Para comenzar esta vida de expatriada me fui tan lejos de mi centro como se me pudo ocurrir. Crucé todo un Océano y me descubrí de pronto en un planeta nuevo. En este planeta busqué a los míos o algo mío que me hiciera sentir más cerca de casa, pero mi búsqueda fue casi estéril.
Tan lejano era este planeta nuevo que en él no vivían más de 200 ecuatorianos. De hecho, toda la población de extranjeros que moraba en esa isla no llegaba ni al 5% de los 130 millones de habitantes del lugar. A veces cuando de casualidad uno se cruzaba con un foráneo en la calle (que en japonés se dice “gaijin”) uno hasta intercambiaba una mirada de reconocimiento con el otro. A ese gesto cómplice le llamaban “gaijin nod”.
Al cabo de un tiempo de vivir en este planeta, me acostumbré a no encontrar otros como yo, a no escuchar mi lengua, a no ver rostros familiares por ahí. Y cuando esporádicamente oía español por la calle, me venía una mezcla de gusto y curiosidad. Si el que hablaba español era un mesero, un vecino o el amigo de algún amigo, el gusto era aún mayor. Nos preguntábamos las nacionalidades, manteníamos una breve charla. En fin, nos alegrábamos, invadidos por un cierto sentimiento de pertenencia.
Desde que vivo en Ginebra (esto es hace un par de semanas) oigo español en todas partes y español de todas partes. En Japón a veces me encontraba con mexicanos, peruanos o españoles. Aquí escucho todos los acentos del florido repertorio hispanohablante y estoy segura de que ya debo haberme cruzado con más de un ecuatoriano. Pero rápido estoy aprendiendo que aquí no me espera ningún “gaijin nod”, ningún giño de reconocimiento, ningún súbito alegrón de hallarme entre iguales.
Comencé a aprender aquello al ver que no había la misma respuesta a mi gran sonrisa cuando descubría que un agente de bienes raíces (de los muchos que he visto en estos días) hablaba mi idioma. Ellos se mudaban del francés al español sin nada de entusiasmo ¡y hay que ver que a cualquiera debería darle entusiasmo no tener que escucharme hablar francés!.
Hoy descubrí que la bonita mesera que me atendía en la cafetería era colombiana. En Japón, ante la rareza de hallar uno de los míos, cada vez que daba con un colombiano casi me sentía frente a un compatriota. Y esta vez no pude evitar reaccionar igual al escucharla hablar por teléfono. “¿Eres colombiana?”, le pregunté con ese mismo estúpido gustito mío de pasarme de pronto a hablar nuestra lengua en común. Ella me dijo “sí” y me dio las espaldas, e inmediatamente sentí que yo había cometido una impertinencia. “Que tengas un buen día”, me dijo cuando me marché avergonzada cinco minutos después.
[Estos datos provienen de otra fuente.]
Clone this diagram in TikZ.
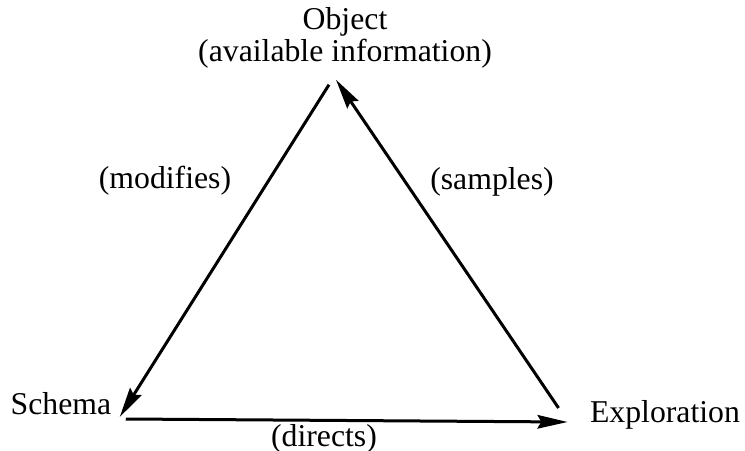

No entiendo exactamente qué más esperaba yo de ella, ¿una amistad? ¿que me pregunte de dónde era yo? ¿Que nos contemos nuestros motivos para estar aquí?… No me culpen por esta naife ilusión mía. Japón era otro planeta para mí, pero para Japón yo también era de otro planeta, y como tal era casi obligatorio explicar cómo diablos había ido a parar ahí. Tanto es así que uno de los primeros diálogos que aprendí a tener en japonés fue justamente esa explicación. Me cuesta entender que los míos aquí no son más míos que aquellos con los que me cruzaría en mi propio país. Que son solo otra gente que habla español y que, de hecho, no está precisamente ansiosa por hablarlo conmigo. Que aquí no somos dos chicas de ese mismo planeta distante y especial que han tenido la mágica casualidad de hallarse, sino que somos tan solo una colombiana y una ecuatoriana más entre los 19 millones de otros seres que hablan español en diferentes puntos de este continente.
Supongo que con el tiempo ya reprogramaré mi cabeza, aunque en el fondo creo que siempre preferiré seguir alimentando ese gusto de reconocerme en los otros. Quizás un día encuentre alguien que se alegré igual que yo y entonces habré hallado un amigo.
Esta, entonces, es una evidencia más de las grandes diferencias culturales entre el mundo oriental y el mundo occidental.